Michelle Shocked is a singer-songwriter whose music and performances seem influenced by her Texas roots, her political activism, and a self-assured style that her first major label producer likened to troubadors such as Joni Mitchell, Spider John Koerner, and Dave Van Ronk. She was born Karen Michelle Johnston on February 24, 1962, in Dallas, Texas, the daughter of a carpenter and a woman who would end up committing her to a psychiatric hospital twenty-something years later. She graduated from high school in Gilmer, Texas and received her bachelor's degree in the Oral Interpretation of Poetry from the University of Texas in Austin.
Michelle's stage name dates back to the name she gave when arrested in 1984 at a protest for fair housing during the Democratic National Convention in San Francisco, California. Her nickname was 'Chel, so Michelle Shocked was a play on words intended to resemble the phrase "shell shocked". The front cover of her (arguably) best-known album, Short Sharp Shocked, shows her restrained by the chokehold of a San Francisco policeman in a supposedly authentic photograph of this incident. However, some indie music critics of the time observed that the style of this image showed a strong similarity to a photo that appeared on an album cover from British punk band Chaos U.K. This led some to assert that she plagiarized the concept, but the accusation was never answered nor seriously pursued.
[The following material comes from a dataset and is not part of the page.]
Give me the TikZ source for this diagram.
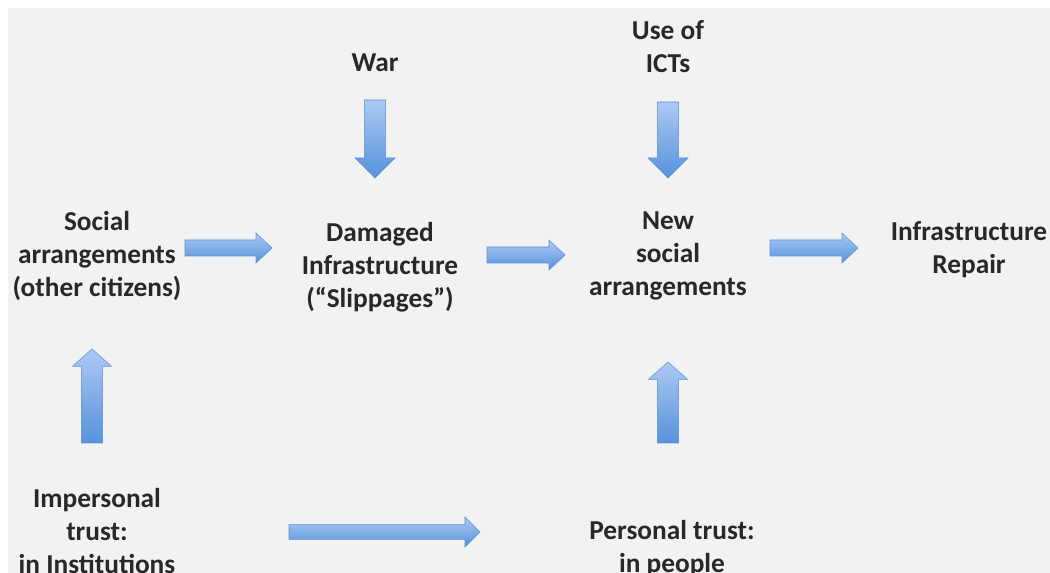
\documentclass[tikz,border=0pt]{standalone}
\usepackage{fontspec}
\setmainfont{Carlito}
\usetikzlibrary{calc}

\definecolor{panel}{RGB}{242,242,242}
\definecolor{ink}{RGB}{40,40,40}
\definecolor{arrowtop}{RGB}{172,201,243}
\definecolor{arrowbottom}{RGB}{86,146,220}
\definecolor{arrowedge}{RGB}{96,146,212}

\tikzset{
  label text/.style={font=\bfseries\fontsize{20.5pt}{24.75pt}\selectfont,
    text=ink, align=center, inner sep=0pt},
  block arrow/.style={top color=arrowtop, bottom color=arrowbottom,
    draw=arrowedge, line width=0.4pt, line join=miter},
  block shadow/.style={fill=black, opacity=0.12}
}

% block arrow from #1 to #2: shaft half width #3, head half width #4, head length #5
\newcommand\blockarrow[5]{%
  \coordinate (ba-s1) at ($(#1)!#3!90:(#2)$);
  \coordinate (ba-s2) at ($(#1)!#3!-90:(#2)$);
  \coordinate (ba-h) at ($(#2)!#5!(#1)$);
  \coordinate (ba-h1) at ($(ba-h)!#3!-90:(#2)$);
  \coordinate (ba-h2) at ($(ba-h)!#4!-90:(#2)$);
  \coordinate (ba-h3) at ($(ba-h)!#4!90:(#2)$);
  \coordinate (ba-h4) at ($(ba-h)!#3!90:(#2)$);
  \fill[block shadow, xshift=0.6pt, yshift=-1.5pt]
    (ba-s1) -- (ba-h4) -- (ba-h3) -- (#2) -- (ba-h2) -- (ba-h1) -- (ba-s2) -- cycle;
  \shade[block arrow]
    (ba-s1) -- (ba-h4) -- (ba-h3) -- (#2) -- (ba-h2) -- (ba-h1) -- (ba-s2) -- cycle;
}

\begin{document}
\begin{tikzpicture}[x=0.75pt, y=-0.75pt]
  \useasboundingbox (0,0) rectangle (1050,573);
  \clip (0,0) rectangle (1050,573);
  \fill[white] (0,0) rectangle (1050,573);
  \fill[panel] (8,8) rectangle (1050,573);

  % labels
  \node[label text] (war) at (375,63) {War};
  \node[label text] (icts) at (668,47) {Use of\\ICTs};
  \node[label text] (social) at (97,256) {Social\\arrangements\\(other citizens)};
  \node[label text] (damaged) at (380,267) {Damaged\\Infrastructure\\(“Slippages”)};
  \node[label text] (newsocial) at (668,256) {New\\social\\arrangements};
  \node[label text] (repair) at (969,250) {Infrastructure\\Repair};
  \node[label text] (impersonal) at (97,531) {Impersonal\\trust:\\in Institutions};
  \node[label text] (personal) at (672,549) {Personal trust:\\in people};

  % arrow end points
  \coordinate (war-s) at (375,100);     \coordinate (war-e) at (375,178);
  \coordinate (icts-s) at (668,102);    \coordinate (icts-e) at (668,178);
  \coordinate (soc-s) at (185,248);     \coordinate (soc-e) at (272,248);
  \coordinate (dam-s) at (487,255);     \coordinate (dam-e) at (565,255);
  \coordinate (new-s) at (770,248);     \coordinate (new-e) at (858,248);
  \coordinate (imp-s) at (92,443);      \coordinate (imp-e) at (92,349);
  \coordinate (per-s) at (668,443);     \coordinate (per-e) at (668,362);
  \coordinate (trust-s) at (289,532);   \coordinate (trust-e) at (480,532);

  \blockarrow{war-s}{war-e}{7.9pt}{15pt}{15pt}
  \blockarrow{icts-s}{icts-e}{7.9pt}{15pt}{15pt}
  \blockarrow{soc-s}{soc-e}{6pt}{11.25pt}{12pt}
  \blockarrow{dam-s}{dam-e}{6pt}{11.25pt}{12pt}
  \blockarrow{new-s}{new-e}{6pt}{11.25pt}{12pt}
  \blockarrow{imp-s}{imp-e}{7.9pt}{14.6pt}{13pt}
  \blockarrow{per-s}{per-e}{7.9pt}{14.6pt}{13pt}
  \blockarrow{trust-s}{trust-e}{5.6pt}{11.25pt}{11.25pt}
\end{tikzpicture}
\end{document}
Michelle Shocked received her first international exposure in Europe, particularly Britain, with her debut album The Texas Campfire Tapes. The album was originally recorded as a field recording directly onto a Sony walkman at the Kerrville Folk Festival by Pete Lawrence, the co-owner of British music label Cooking Vinyl. Her break into U.S. national renown came with the appearance of her 1988 album Short Sharp Shocked on college radio rotations around the U.S., which was met with strong acclaim from listeners. On the crest of this independent momentum, her 1989 album Captain Swing in 1989 was accompanied with a strong promotional push including a MTV-aired video of the single "On the Greener Side." However, commercial success did not follow, and she returned to making music as a grassroots singer/songwriter. An acoustic version of her song "How You Play the Game" was featured as the opening and credits soundrack in the DVD of the 2004 documentary film "Bush's Brain."